Obama’s Administration: Intervention and War in the Balance

War is on the horizon. Or rather, it has been on the horizon for months, and the White House has finally decided that lethargy is not an appropriate solution.

With everyone around the President, save the President himself, beating the drum of war, it seems that intervention in Syria is inevitable.  The question is, what is at stake if we do intervene?

The sides are clearly defined. One is, of course, Bashar al-Assad, power-hungry, mass-murdering tyrant.  The other is Al-Qaeda, mass-murdering, aspiring tyrants.

A strong distinction, to be sure, but obviously both sides are an anathema.

Both are enemies of America and the western world, and having either in power would not be a positive outcome.

Were Assad to win, Iran would maintain their Mediterranean proxy, as would Russia. If the “rebels” win, then Syria becomes much more chaotic, with a potential for endless internal strife and almost inevitably becoming a base for terrorists to strike Israel and beyond.

Because of these reprehensible options, the “correct” course in Syria seems almost impossible to pin down. It gets even worse when one considers the current administration’s decisions on other insurrections in the Middle East.

Recall Libya, where the administration professed its support for the rebels, and then proceeded to drag its feet on aiding them by creating a no fly zone.  Indeed, the White House waited so long, the rebels were nearly defeated by Gaddafi, whose tanks were right outside of Benghazi.

The administration then proceeded to exceed its mandate and began bombing Gaddafi’s ground forces, ensuring his defeat.

Obama’s administration not only took a very confusing approach to “helping” the people they supposedly supported, they also supported people whose motivations and ideologies they did not know.

Then there is Egypt. In the initial “Arab Spring” uprisings, the Obama Administration sided with the protesters against Hosni Mubarak.  There were myriad reasons for Mubarak to be ousted, mostly involving him being a repressive dictator. But the fact that he was a reliable ally of both the United States and Israel, and ensured that the Muslim Brotherhood stayed out of power were both arguments in his favor.

And there are even more compelling arguments in a part of the world where chaos reigns in the absence of strongmen.

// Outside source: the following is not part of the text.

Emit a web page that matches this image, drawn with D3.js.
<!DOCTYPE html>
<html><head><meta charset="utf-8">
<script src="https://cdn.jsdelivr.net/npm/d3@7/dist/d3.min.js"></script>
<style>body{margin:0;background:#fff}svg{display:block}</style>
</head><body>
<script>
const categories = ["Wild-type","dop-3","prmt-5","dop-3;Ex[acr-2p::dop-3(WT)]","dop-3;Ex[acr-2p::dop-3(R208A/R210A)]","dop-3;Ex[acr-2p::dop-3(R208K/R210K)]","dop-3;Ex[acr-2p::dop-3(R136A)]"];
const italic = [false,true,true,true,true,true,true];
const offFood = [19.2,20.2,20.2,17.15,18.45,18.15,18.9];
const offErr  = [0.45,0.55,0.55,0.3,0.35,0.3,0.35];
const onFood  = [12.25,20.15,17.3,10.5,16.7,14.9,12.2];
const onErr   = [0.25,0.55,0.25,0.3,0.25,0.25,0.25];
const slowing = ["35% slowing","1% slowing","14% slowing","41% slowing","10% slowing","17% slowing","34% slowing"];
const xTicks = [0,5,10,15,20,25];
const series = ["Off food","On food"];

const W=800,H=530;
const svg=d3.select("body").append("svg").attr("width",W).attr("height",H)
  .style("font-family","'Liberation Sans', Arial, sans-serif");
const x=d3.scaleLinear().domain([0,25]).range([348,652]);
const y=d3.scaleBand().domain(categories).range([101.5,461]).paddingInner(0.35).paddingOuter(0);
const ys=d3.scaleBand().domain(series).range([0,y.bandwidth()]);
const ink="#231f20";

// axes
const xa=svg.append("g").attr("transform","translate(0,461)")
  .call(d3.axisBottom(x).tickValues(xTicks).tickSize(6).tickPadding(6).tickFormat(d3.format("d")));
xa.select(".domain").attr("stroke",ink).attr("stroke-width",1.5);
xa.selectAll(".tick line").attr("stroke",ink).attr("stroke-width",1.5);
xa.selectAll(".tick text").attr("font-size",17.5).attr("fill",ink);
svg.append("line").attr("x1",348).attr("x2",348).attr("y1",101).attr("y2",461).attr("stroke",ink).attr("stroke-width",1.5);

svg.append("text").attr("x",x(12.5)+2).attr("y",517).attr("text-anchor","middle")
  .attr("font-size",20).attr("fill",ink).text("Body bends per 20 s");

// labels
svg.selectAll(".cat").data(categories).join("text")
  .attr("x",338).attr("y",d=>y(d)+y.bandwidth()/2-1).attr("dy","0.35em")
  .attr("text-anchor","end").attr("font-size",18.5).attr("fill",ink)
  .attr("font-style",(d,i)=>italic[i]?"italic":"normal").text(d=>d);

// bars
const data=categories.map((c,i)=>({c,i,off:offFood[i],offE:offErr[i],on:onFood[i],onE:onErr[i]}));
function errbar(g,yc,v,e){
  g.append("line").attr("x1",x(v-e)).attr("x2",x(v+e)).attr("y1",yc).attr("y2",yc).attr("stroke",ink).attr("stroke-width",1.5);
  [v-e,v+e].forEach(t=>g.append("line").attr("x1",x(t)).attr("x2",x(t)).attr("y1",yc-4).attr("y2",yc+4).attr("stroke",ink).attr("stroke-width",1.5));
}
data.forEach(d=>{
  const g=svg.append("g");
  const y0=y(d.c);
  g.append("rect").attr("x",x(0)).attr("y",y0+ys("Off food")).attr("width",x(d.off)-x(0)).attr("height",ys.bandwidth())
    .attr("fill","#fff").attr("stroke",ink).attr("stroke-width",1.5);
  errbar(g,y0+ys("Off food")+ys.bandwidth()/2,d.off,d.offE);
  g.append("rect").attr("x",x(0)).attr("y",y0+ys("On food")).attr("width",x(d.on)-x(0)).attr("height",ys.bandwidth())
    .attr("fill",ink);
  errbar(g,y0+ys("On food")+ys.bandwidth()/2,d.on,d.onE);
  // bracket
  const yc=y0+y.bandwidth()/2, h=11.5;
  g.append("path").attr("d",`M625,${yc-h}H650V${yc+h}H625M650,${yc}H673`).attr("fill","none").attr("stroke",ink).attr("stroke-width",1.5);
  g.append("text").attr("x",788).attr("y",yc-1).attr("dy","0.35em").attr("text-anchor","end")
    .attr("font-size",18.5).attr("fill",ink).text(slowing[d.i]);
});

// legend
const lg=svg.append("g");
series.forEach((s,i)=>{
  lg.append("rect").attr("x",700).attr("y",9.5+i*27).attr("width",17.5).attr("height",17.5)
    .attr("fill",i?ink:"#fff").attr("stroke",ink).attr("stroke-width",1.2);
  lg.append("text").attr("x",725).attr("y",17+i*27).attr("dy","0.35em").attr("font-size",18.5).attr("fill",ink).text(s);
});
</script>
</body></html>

Muhammad Morsi, one of the leaders of the Muslim Brotherhood and an Islamist, replaced Mubarak. For some odd reason, despite his Islamo-fascist and anti-Semitic beliefs, he was supported by the Obama Administration.  His incompetent leadership resulted in his recent removal from power. And yet the administration still supports him, apparently believing that elections are the sole arbiter of what makes a good government, rather than ideology and results.

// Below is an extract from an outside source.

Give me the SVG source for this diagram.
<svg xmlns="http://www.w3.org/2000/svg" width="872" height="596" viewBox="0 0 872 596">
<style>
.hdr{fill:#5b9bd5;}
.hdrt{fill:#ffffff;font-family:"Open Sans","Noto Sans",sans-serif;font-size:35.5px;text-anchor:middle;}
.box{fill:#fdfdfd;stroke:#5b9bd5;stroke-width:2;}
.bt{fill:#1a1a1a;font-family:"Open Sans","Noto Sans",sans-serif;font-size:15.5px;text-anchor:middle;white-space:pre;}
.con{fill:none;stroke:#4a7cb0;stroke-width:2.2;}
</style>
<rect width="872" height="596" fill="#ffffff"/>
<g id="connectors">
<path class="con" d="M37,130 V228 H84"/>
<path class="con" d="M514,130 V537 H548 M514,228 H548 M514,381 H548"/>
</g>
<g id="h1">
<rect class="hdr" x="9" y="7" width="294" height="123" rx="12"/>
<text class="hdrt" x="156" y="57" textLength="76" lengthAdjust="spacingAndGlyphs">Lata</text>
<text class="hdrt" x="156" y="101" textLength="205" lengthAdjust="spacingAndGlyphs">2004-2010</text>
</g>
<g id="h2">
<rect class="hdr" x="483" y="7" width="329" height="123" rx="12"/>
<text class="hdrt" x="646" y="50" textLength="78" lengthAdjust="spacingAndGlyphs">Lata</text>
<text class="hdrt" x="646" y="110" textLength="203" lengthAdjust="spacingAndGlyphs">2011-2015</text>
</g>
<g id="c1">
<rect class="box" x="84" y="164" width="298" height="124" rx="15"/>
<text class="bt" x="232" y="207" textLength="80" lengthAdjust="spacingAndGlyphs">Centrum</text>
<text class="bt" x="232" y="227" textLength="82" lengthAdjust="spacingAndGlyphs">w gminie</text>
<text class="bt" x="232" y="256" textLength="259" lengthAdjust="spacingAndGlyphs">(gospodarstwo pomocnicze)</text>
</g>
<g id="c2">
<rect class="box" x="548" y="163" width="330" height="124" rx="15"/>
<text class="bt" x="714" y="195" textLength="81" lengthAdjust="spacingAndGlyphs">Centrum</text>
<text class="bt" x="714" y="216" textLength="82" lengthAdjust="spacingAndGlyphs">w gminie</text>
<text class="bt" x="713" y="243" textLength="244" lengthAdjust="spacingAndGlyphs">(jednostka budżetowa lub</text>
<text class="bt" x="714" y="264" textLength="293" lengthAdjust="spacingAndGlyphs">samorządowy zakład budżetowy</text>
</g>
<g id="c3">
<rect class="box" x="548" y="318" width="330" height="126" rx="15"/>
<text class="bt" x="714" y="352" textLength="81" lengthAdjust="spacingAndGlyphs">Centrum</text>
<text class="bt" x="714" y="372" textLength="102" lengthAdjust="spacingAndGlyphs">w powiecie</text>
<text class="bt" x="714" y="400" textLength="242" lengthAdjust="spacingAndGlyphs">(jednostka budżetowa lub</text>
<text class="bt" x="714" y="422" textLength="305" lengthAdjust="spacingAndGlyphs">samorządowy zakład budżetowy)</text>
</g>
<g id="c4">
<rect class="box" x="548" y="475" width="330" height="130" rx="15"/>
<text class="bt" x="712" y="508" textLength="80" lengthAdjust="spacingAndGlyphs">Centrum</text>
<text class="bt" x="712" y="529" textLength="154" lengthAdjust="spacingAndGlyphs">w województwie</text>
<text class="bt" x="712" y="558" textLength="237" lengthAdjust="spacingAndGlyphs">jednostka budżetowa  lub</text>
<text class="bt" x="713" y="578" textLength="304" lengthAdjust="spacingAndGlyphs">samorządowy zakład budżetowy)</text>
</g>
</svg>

Egypt is the best example of how the Obama Administration handles foreign policy.

They would rather believe what their ideology tells them to believe (Mubarak was a dictator and therefore bad, Russia has our mutual best interests at heart, etc.) than believe reality (Mubarak was the best option, Putin takes every opportunity to gain advantage over the U.S.).

It’s why when there’s no clear-cut solution.  As in Syria, Obama’s administration waffles and delays acting as long as possible.

It is hard to know what the correct course of action is. The current crisis in Syria does not have immediate national security concerns (though the outcome invariably will).  However, doing nothing when innocents die and treating such a decision like it’s meaningless is inherently bad. It is not just our enemies who die in the crossfire.

Sadly, the intervention decision is in the hands of Obama’s administration; an administration whose feckless and wrong-head foreign policy has yielded disaster after disaster.